While his lovability as a professor was widely known throughout the school, there were still some assholes who would 1) show up for roll call because of this no-final attendance policy and then sneak out fifteen minutes into class because they assumed he was old as balls and wouldn't notice (but John Coffee was no fool); 2) talk or generally be obnoxious during his amazing storytelling. This wasn't the first time I had the thought, "Geez, you guys are jerks," while at Emerson, but it still ranks high in unbelievability of jerkiness just because it was so dumb. Any time spent in a John Coffee class was pure gold. Why would you want to purposely miss that shit? Oh well. I still need to learn to not be bothered by the misguided decisions other people make in their lives.

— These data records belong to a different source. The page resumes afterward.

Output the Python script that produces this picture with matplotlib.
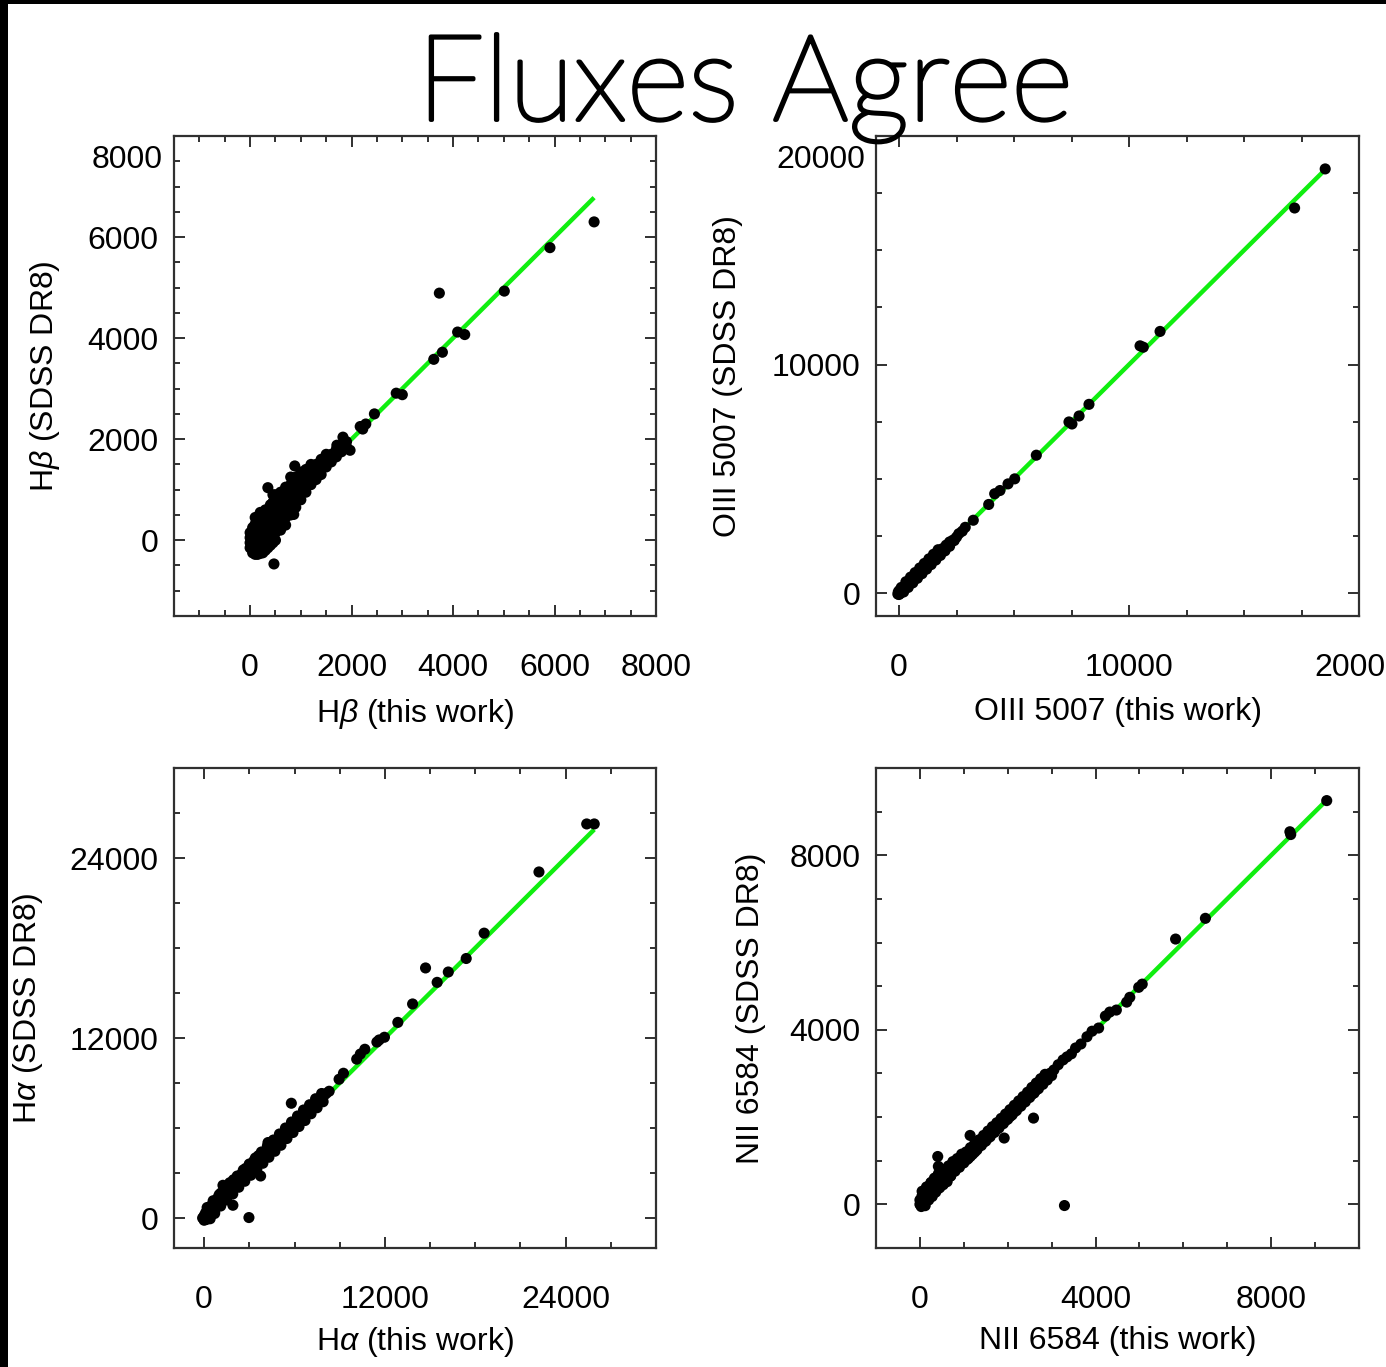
import matplotlib
matplotlib.use("Agg")
import matplotlib.pyplot as plt
import matplotlib.patheffects as pe
from matplotlib.patches import Rectangle
from matplotlib.ticker import MultipleLocator

plt.rcParams['font.family'] = ['Liberation Sans', 'DejaVu Sans']
plt.rcParams['mathtext.fontset'] = 'custom'
plt.rcParams['mathtext.rm'] = 'Liberation Sans'
plt.rcParams['mathtext.it'] = 'Liberation Sans:italic'

TITLE = "Fluxes Agree"

# ---------------- Panel 1: H-beta ----------------
hb_x = [0, 0, 0, 0,
        50, 50, 50, 50, 50, 50,
        100, 100, 100, 100, 100, 100, 100, 100,
        150, 150, 150, 150, 150, 150, 150, 150,
        200, 200, 200, 200, 200, 200, 200, 200, 200,
        250, 250, 250, 250, 250, 250, 250, 250,
        300, 300, 300, 300, 300, 300, 300, 300, 300,
        350, 350, 350, 350, 350, 350, 350, 350, 350,
        400, 400, 400, 400, 400, 400, 400, 400, 400,
        450, 450, 450, 450, 450, 450, 450, 450, 450,
        500, 500, 500, 500, 500, 500, 500,
        600, 600, 600, 600, 600, 600,
        700, 700, 700, 700, 700, 700,
        800, 800, 800, 800, 800, 800,
        860, 880, 900, 900, 900, 900, 900,
        1000, 1000, 1000, 1000, 1000,
        1100, 1100, 1100, 1100,
        1200, 1200, 1200, 1200,
        1300, 1300, 1300,
        1400, 1400, 1400,
        1500, 1500, 1500,
        1600, 1600,
        1700, 1700, 1710,
        1800, 1800, 1830,
        1900, 1900, 1970,
        2170, 2220, 2280, 2450, 2880, 3000, 3620, 3730, 3790, 4090, 4230, 5010, 5910, 6780,
        470]
hb_y = [-150, -50, 50, 150,
        -250, -150, -50, 50, 150, 250,
        -280, -180, -80, 20, 120, 220, 320, 450,
        -280, -180, -80, 20, 120, 220, 320, 420,
        -260, -160, -60, 40, 140, 240, 340, 450, 550,
        -250, -150, -50, 50, 150, 250, 350, 450,
        -200, -100, 0, 100, 200, 300, 400, 500, 600,
        -150, -50, 50, 150, 250, 350, 450, 550, 1040,
        -100, 0, 100, 200, 300, 400, 500, 600, 700,
        -50, 100, 200, 300, 400, 500, 600, 750, 900,
        0, 150, 300, 450, 600, 750, 900,
        200, 350, 500, 650, 800, 950,
        300, 450, 600, 750, 900, 1050,
        500, 650, 800, 950, 1100, 1250,
        510, 1470, 650, 800, 950, 1100, 1250,
        800, 950, 1100, 1250, 1350,
        950, 1100, 1250, 1400,
        1100, 1250, 1400, 1500,
        1200, 1350, 1500,
        1300, 1450, 1600,
        1450, 1600, 1700,
        1550, 1700,
        1650, 1800, 1880,
        1750, 1850, 2040,
        1850, 1950, 1780,
        2250, 2200, 2300, 2500, 2910, 2880, 3580, 4890, 3720, 4120, 4070, 4930, 5790, 6300,
        -470]
hb_ticks = [0, 2000, 4000, 6000, 8000]
hb_ticklabels = ["0", "2000", "4000", "6000", "8000"]

# ---------------- Panel 2: [OIII] 5007 ----------------
o3_x = [-50, -30, 0, 20, 40, 60, 80, 100, 130, 160, 200, 230, 270, 300, 350, 400, 450, 500,
        560, 620, 680, 740, 800, 870, 940, 1000, 1080, 1150, 1230, 1300, 1380, 1450, 1530,
        1600, 1680, 1750, 1830, 1900, 1980, 2050, 2130, 2200, 2280, 2350, 2750, 2880, 3230,
        3900, 4160, 4390, 4740, 5030, 5970, 7390, 7520, 7830, 8260, 10480, 10620, 11350,
        17200, 18530,
        100, 300, 500, 700, 900, 1100, 1300, 1500, 1700,
        200, 400, 600, 800, 1000, 1200, 1400, 1600, 1800, 2000, 2200, 2400, 2500, 2600]
o3_y = [-40, 60, -60, 120, -20, 40, 160, 80, 60, 200, 150, 300, 220, 350, 300, 470, 400, 560,
        500, 680, 620, 800, 720, 930, 880, 1080, 1020, 1240, 1180, 1370, 1330, 1520, 1480,
        1650, 1620, 1800, 1780, 1950, 1930, 2100, 2080, 2240, 2250, 2320, 2710, 2880, 3190,
        3880, 4350, 4490, 4780, 5000, 6035, 7490, 7400, 7750, 8260, 10820, 10760, 11450,
        16850, 18560,
        250, 500, 700, 900, 1100, 1300, 1500, 1700, 1900,
        50, 250, 450, 650, 850, 1050, 1250, 1450, 1650, 1850, 2050, 2300, 2450, 2600]
o3_ticks = [0, 10000, 20000]
o3_ticklabels = ["0", "10000", "20000"]

# ---------------- Panel 3: H-alpha ----------------
ha_x = [-100, 0, 0, 100, 150, 200, 300, 350, 400, 450, 500, 600, 650, 700, 800, 850, 950, 1000,
        1100, 1200, 1250, 1300, 1400, 1500, 1600, 1700, 1800, 1910, 1950, 2100, 2200, 2350, 2500,
        2600, 2750, 2900, 2975, 3000, 3150, 3300, 3450, 3600, 3750, 3800, 3950, 4100, 4240, 4300,
        4450, 4600, 4750, 4900, 5050, 5200, 5350, 5500, 5650, 5790, 5800, 5950, 6100, 6250, 6400,
        6550, 6700, 6850, 7000, 7150, 7300, 7450, 7600, 7750, 7900, 8100, 8300,
        8960, 9250, 10130, 10370, 10670, 11470, 11620, 11970, 12860, 13840, 14700, 15470,
        16210, 17400, 18590, 22230, 25400, 25900,
        200, 600, 1000, 1400, 1800, 2200, 2600, 3000, 3400, 3800, 4200, 4600, 5000, 5400,
        5800, 6200, 6600, 7000, 7400, 7800,
        300, 700, 1100, 1500, 1900, 2300, 2700, 3100, 3500, 3900, 4300, 4700, 5100, 5500,
        5900, 6300, 6700, 7100, 7500, 7900]
ha_y = [0, -150, 150, 350, -100, 150, 550, 250, -50, 800, 400, 1000, 600, 300, 1200, 850, 1400, 1100,
        1650, 1300, 2180, 1850, 1550, 2050, 1800, 2350, 2050, 850, 2550, 2300, 2750, 2500, 2950,
        2750, 3300, 3100, 30, 3550, 3400, 3800, 3600, 4150, 2800, 3950, 4400, 4250, 5030, 4600,
        4850, 4750, 5150, 5050, 5450, 5350, 5700, 5650, 6000, 7650, 5950, 6300, 6250, 6600, 6550,
        6900, 6850, 7200, 7150, 7500, 7450, 7700, 7750, 8000, 8050, 8300, 8450,
        9250, 9650, 10590, 10930, 11250, 11730, 11870, 12050, 13040, 14270, 16670, 15710,
        16400, 17300, 18990, 23070, 26270, 26270,
        700, 1150, 1550, 1950, 2350, 2800, 3200, 3600, 4000, 4400, 4800, 5200, 5600, 6000,
        6400, 6800, 7200, 7550, 7950, 8300,
        0, 400, 800, 1200, 1600, 2050, 2450, 2850, 3250, 3650, 4050, 4450, 4850, 5300,
        5700, 6100, 6500, 6950, 7350, 7750]
ha_ticks = [0, 12000, 24000]
ha_ticklabels = ["0", "12000", "24000"]

# ---------------- Panel 4: [NII] 6584 ----------------
n2_x = [0, 0, 30, 50, 80, 100, 120, 150, 180, 200, 230, 260, 280, 300, 330, 360, 380, 406, 420,
        420, 450, 480, 500, 530, 560, 600, 620, 650, 700, 720, 760, 800, 850, 900, 950, 1000,
        1067, 1100, 1143, 1150, 1200, 1250, 1300, 1350, 1400, 1450, 1500, 1550, 1600, 1650,
        1700, 1750, 1800, 1850, 1919, 1900, 1950, 2000, 2055, 2100, 2150, 2200, 2250, 2300,
        2350, 2400, 2450, 2500, 2587, 2550, 2600, 2650, 2700, 2750, 2800, 2850, 2900, 2968,
        3050, 3150, 3260, 3292, 3350, 3450, 3545, 3667, 3805, 3920, 4070, 4224, 4324, 4474,
        4709, 4780, 4983, 5063, 5823, 6502, 8426, 8445, 9265,
        50, 150, 250, 350, 450, 550, 650, 750, 850, 950, 1050, 1150, 1250, 1350, 1450, 1550,
        1650, 1750, 1850, 1950, 2050, 2150, 2250, 2350, 2450, 2550, 2650, 2750, 2850,
        100, 200, 300, 400, 500, 600, 700, 800, 900, 1000, 1100, 1200, 1300, 1400, 1500, 1600,
        1700, 1800, 1900, 2000, 2100, 2200, 2300, 2400, 2500, 2600, 2700, 2800, 2900, 3000]
n2_y = [0, 100, -50, 200, 50, 300, -30, 150, 400, 100, 250, 500, 180, 350, 600, 280, 450, 1097, 871,
        700, 380, 550, 800, 450, 650, 750, 520, 850, 650, 900, 780, 950, 850, 1050, 950, 1100,
        1024, 1200, 1580, 1100, 1280, 1200, 1380, 1330, 1450, 1420, 1560, 1520, 1650, 1630,
        1750, 1720, 1850, 1830, 1520, 1950, 1920, 2050, 2014, 2150, 2120, 2250, 2230, 2350,
        2330, 2450, 2430, 2550, 1977, 2520, 2700, 2620, 2750, 2800, 2780, 2880, 2950, 3006,
        3080, 3200, 3310, -27, 3380, 3450, 3584, 3675, 3842, 3968, 4041, 4315, 4407, 4453,
        4635, 4745, 4974, 5047, 6080, 6555, 8539, 8475, 9253,
        300, 400, 500, 600, 700, 800, 880, 980, 1050, 1150, 1200, 1300, 1400, 1480, 1580, 1680,
        1780, 1870, 1970, 2070, 2170, 2270, 2370, 2470, 2570, 2680, 2780, 2880, 2980,
        50, 150, 250, 350, 450, 560, 650, 760, 850, 950, 1050, 1150, 1250, 1350, 1450, 1550,
        1650, 1750, 1850, 1950, 2050, 2150, 2250, 2350, 2450, 2550, 2650, 2750, 2850, 2950]
n2_ticks = [0, 4000, 8000]
n2_ticklabels = ["0", "4000", "8000"]

panels = [
    dict(x=hb_x, y=hb_y, lim=(-1500, 8000), ticks=hb_ticks, labels=hb_ticklabels, minor=500,
         xlabel=r'H$\beta$ (this work)', ylabel=r'H$\beta$ (SDSS DR8)',
         rect=(174, 136, 656, 616), top_label=True, ylab_x=-0.232, xlab_y=-0.168),
    dict(x=o3_x, y=o3_y, lim=(-1000, 20000), ticks=o3_ticks, labels=o3_ticklabels, minor=2500,
         xlabel='OIII 5007 (this work)', ylabel='OIII 5007 (SDSS DR8)',
         rect=(876, 136, 1359, 616), top_label=True, ylab_x=-0.276, xlab_y=-0.168),
    dict(x=ha_x, y=ha_y, lim=(-2000, 30000), ticks=ha_ticks, labels=ha_ticklabels, minor=3000,
         xlabel=r'H$\alpha$ (this work)', ylabel=r'H$\alpha$ (SDSS DR8)',
         rect=(174, 768, 656, 1248), top_label=False, ylab_x=-0.268, xlab_y=-0.160),
    dict(x=n2_x, y=n2_y, lim=(-1000, 10000), ticks=n2_ticks, labels=n2_ticklabels, minor=1000,
         xlabel='NII 6584 (this work)', ylabel='NII 6584 (SDSS DR8)',
         rect=(876, 768, 1359, 1248), top_label=False, ylab_x=-0.228, xlab_y=-0.163),
]

W, H = 1386, 1367
fig = plt.figure(figsize=(W / 100, H / 100), dpi=100)
fig.patch.set_facecolor('white')

FS = 23
EDGE = '#303030'
for p in panels:
    l, t, r, b = p['rect']
    ax = fig.add_axes([l / W, 1 - b / H, (r - l) / W, (b - t) / H])
    lo, hi = p['lim']
    ax.set_xlim(lo, hi)
    ax.set_ylim(lo, hi)
    xs, ys = p['x'], p['y']
    xmin, xmax = min(xs), max(xs)
    ax.plot([max(xmin, 0), xmax], [max(xmin, 0), xmax], color='#10EE10', lw=3.2,
            solid_capstyle='butt', zorder=2)
    ax.scatter(xs, ys, s=64, color='black', edgecolors='none', zorder=3)
    ax.set_xticks(p['ticks'])
    ax.set_xticklabels(p['labels'])
    ax.set_yticks(p['ticks'])
    ylabels = list(p['labels'])
    if p['top_label']:
        ylabels[-1] = ''
    ax.set_yticklabels(ylabels)
    ax.xaxis.set_minor_locator(MultipleLocator(p['minor']))
    ax.yaxis.set_minor_locator(MultipleLocator(p['minor']))
    ax.tick_params(which='both', direction='in', top=True, right=True, color=EDGE, width=1.4)
    ax.tick_params(which='major', length=8)
    ax.tick_params(which='minor', length=4)
    ax.tick_params(axis='x', which='major', pad=27, labelsize=FS)
    ax.tick_params(axis='y', which='major', pad=11, labelsize=FS)
    for sp in ax.spines.values():
        sp.set_color(EDGE)
        sp.set_linewidth(1.6)
    if p['top_label']:
        ax.annotate(p['labels'][-1], xy=(0, 1), xycoords='axes fraction',
                    xytext=(-8, -17), textcoords='offset points',
                    ha='right', va='center', fontsize=FS)
    ax.set_xlabel(p['xlabel'], fontsize=FS)
    ax.set_ylabel(p['ylabel'], fontsize=FS)
    ax.xaxis.set_label_coords(0.5, p['xlab_y'])
    ax.yaxis.set_label_coords(p['ylab_x'], 0.5)

fig.text(745 / W, 1 - 120 / H, TITLE, ha='center', va='baseline', fontsize=86,
         family=['Lato', 'Open Sans', 'DejaVu Sans'], fontweight='light', color='black',
         path_effects=[pe.withStroke(linewidth=2.8, foreground='black')])

# black frame strips at left and top edges
fig.patches.append(Rectangle((0, 0), 8 / W, 1, transform=fig.transFigure,
                             facecolor='black', edgecolor='none', zorder=10))
fig.patches.append(Rectangle((0, 1 - 4 / H), 1, 4 / H, transform=fig.transFigure,
                             facecolor='black', edgecolor='none', zorder=10))

fig.savefig('out.png', dpi=100)
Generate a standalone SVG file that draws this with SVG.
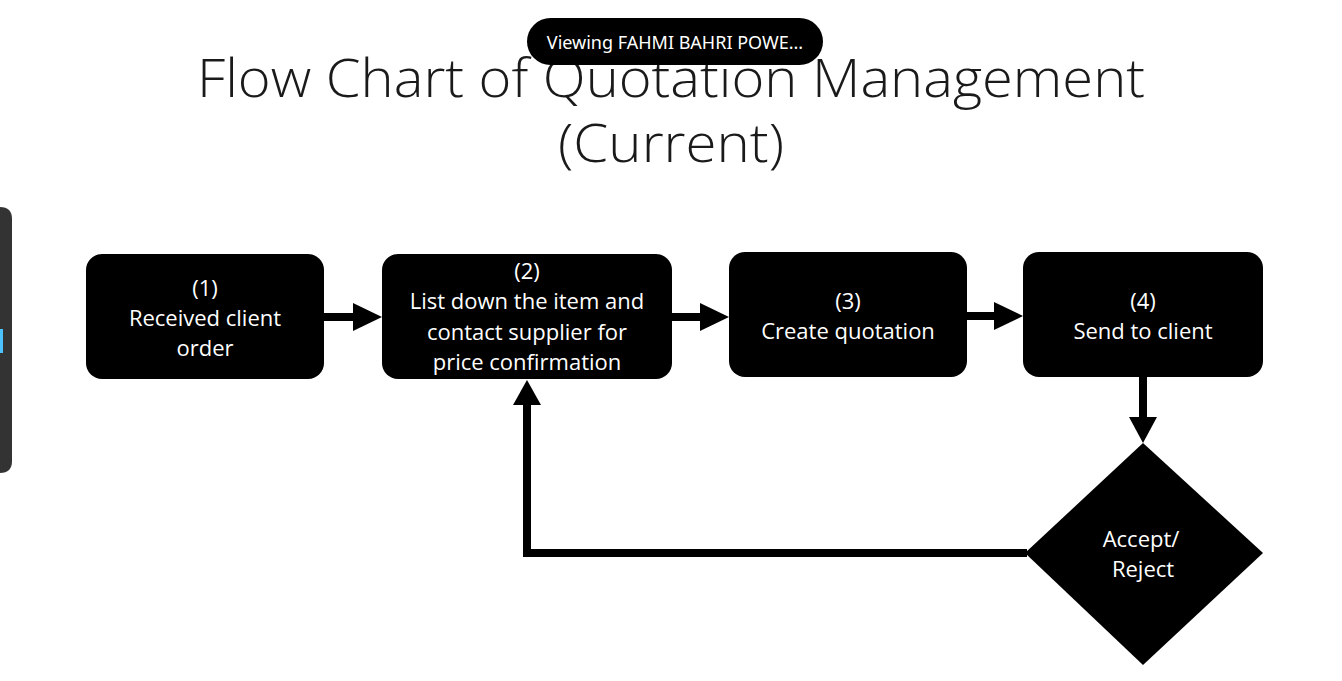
<svg xmlns="http://www.w3.org/2000/svg" width="1342" height="681" viewBox="0 0 1342 681">
  <defs>
    <style>
      .box { fill: #000; }
      .lbl { fill: #fff; font-family: "Open Sans", "Noto Sans", "Liberation Sans", sans-serif; font-size: 22px; text-anchor: middle; }
      .title { fill: #1a1a1a; font-family: "Open Sans", "Noto Sans", "Liberation Sans", sans-serif; font-weight: 300; font-size: 54px; text-anchor: middle; }
      .conn { fill: none; stroke: #000; stroke-width: 8; }
      .head { fill: #000; }
    </style>
  </defs>
  <rect x="0" y="0" width="1342" height="681" fill="#ffffff"/>

  <g id="title">
    <text class="title" x="671" y="97" textLength="948" lengthAdjust="spacingAndGlyphs">Flow Chart of Quotation Management</text>
    <text class="title" x="671" y="162" textLength="226" lengthAdjust="spacingAndGlyphs">(Current)</text>
  </g>

  <g id="side-panel">
    <path d="M0,207 H0 Q12,207 12,219 V461 Q12,473 0,473 Z" fill="#333333"/>
    <rect x="0" y="329" width="3" height="24" fill="#4cc2ff"/>
  </g>

  <g id="connectors">
    <line class="conn" x1="324" y1="317" x2="356" y2="317"/>
    <polygon class="head" points="353,303 382,317 353,331"/>
    <line class="conn" x1="672" y1="317" x2="703" y2="317"/>
    <polygon class="head" points="700,303 729,317 700,331"/>
    <line class="conn" x1="967" y1="316" x2="997" y2="316"/>
    <polygon class="head" points="994,302 1023,316 994,330"/>
    <line class="conn" x1="1143" y1="377" x2="1143" y2="420"/>
    <polygon class="head" points="1129,417 1157,417 1143,443"/>
    <polyline class="conn" points="1027,553 527,553 527,402"/>
    <polygon class="head" points="513,405 541,405 527,380"/>
  </g>

  <g id="node1">
    <rect class="box" x="86" y="254" width="238" height="125" rx="16"/>
    <text class="lbl" x="205" y="296">(1)</text>
    <text class="lbl" x="205" y="326">Received client</text>
    <text class="lbl" x="205" y="356">order</text>
  </g>

  <g id="node2">
    <rect class="box" x="382" y="254" width="290" height="125" rx="16"/>
    <text class="lbl" x="527" y="279">(2)</text>
    <text class="lbl" x="527" y="309">List down the item and</text>
    <text class="lbl" x="527" y="340">contact supplier for</text>
    <text class="lbl" x="527" y="370">price confirmation</text>
  </g>

  <g id="node3">
    <rect class="box" x="729" y="252" width="238" height="125" rx="16"/>
    <text class="lbl" x="848" y="309">(3)</text>
    <text class="lbl" x="848" y="339">Create quotation</text>
  </g>

  <g id="node4">
    <rect class="box" x="1023" y="252" width="240" height="125" rx="16"/>
    <text class="lbl" x="1143" y="309">(4)</text>
    <text class="lbl" x="1143" y="339">Send to client</text>
  </g>

  <g id="decision">
    <polygon class="box" points="1143,443 1263,553 1143,665 1025,553"/>
    <text class="lbl" x="1141" y="547">Accept/</text>
    <text class="lbl" x="1143" y="577">Reject</text>
  </g>

  <g id="viewing-badge">
    <rect x="527" y="18" width="296" height="47" rx="23.5" fill="#000"/>
    <text x="675" y="49" fill="#fff" font-family="'Noto Sans', 'Open Sans', 'Liberation Sans', sans-serif" font-size="18" text-anchor="middle">Viewing FAHMI BAHRI POWE...</text>
  </g>
</svg>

Kathy remembers his most famous stories that he liked to tell better than I, but our favorite ones to randomly re-enact include these:

1) He particularly enjoyed acting out the story of John Brown going door to door and asking this of the people inside the houses:
"Do you believe in the institution of slavery?"
(His voice would get soft and innocent here, bringing his hands together and nodding fervently) "Oh, yes, yes, of course!"
(Cocking his skinny wrinkled hand to form a gun) "BLAM!"

This drawn out BLAM! in his nasally, wavery old-man John Coffee voice was so good  I don't think we will ever tire of remembering it. BLAM!

2) He had worked at Emerson for forever, and had all sorts of ridiculous stories about what it used to be like in the past. I think this story he used to tell was about a student from a 1960's or 1970's Emerson life:

"I walked into the dining hall and he had stood on a table, stripped himself stark nude, and declared himself Jesus Christ."

Stark nude! Jesus Christ! *slaps table*

The most famous and true John Coffee tale is that Stephen King met him through his daughter or someone or other, and named the main character of The Green Mile after him. This is also one of the most wonderful stories of all time, considering that the John Coffee in the book/film is an overwhelming large black man while the Reverend John Coffee, as I mentioned, was a wrinkled and white-haired small white dude.


We saw him once on the T, a couple of years after we had graduated. It was during the summer. After only seeing him in slacks and the maroon sweater for years, he was wearing shorts and a t-shirt with loafers. It was on the blue line. I think he was going to the beach.

He always talked about how he would go to California when he retired and spend the rest of his happy days under the sunshine and palm trees. I don't think he ever did, but this is not too surprising--people on the East Coast love talking about the dream of California, when their realities will never actually leave the Atlantic. The Mamas and Papas knew what was up. (You know the preacher liked the cold. He knows I'm going to stay.) We know where we belong, us East Coast people.

Still, I imagine that wherever he is now, he can go to California whenever he damn well pleases. He might not have to be there all the time. I imagine him on a Massachusetts couch with his family, reading books about history and religion and being content, and being able to open his front door to reveal sandy white beaches and palm trees every now and then, if he wants, just for kicks. I hope the sun always feels warm on his shoulders.

1 comment:

  1. I graduated Emerson in 1983.... I took western civilization and comparitive religion with him. Being a UU the religion course was amazing.... He personally took our tiny class all over Boston to visit every kind of religious house of worship and ""minister....shaman " we rode the t with him and ate with him. He truly influenced me the most of anyone I have ever take. A class with..... And I still use the words!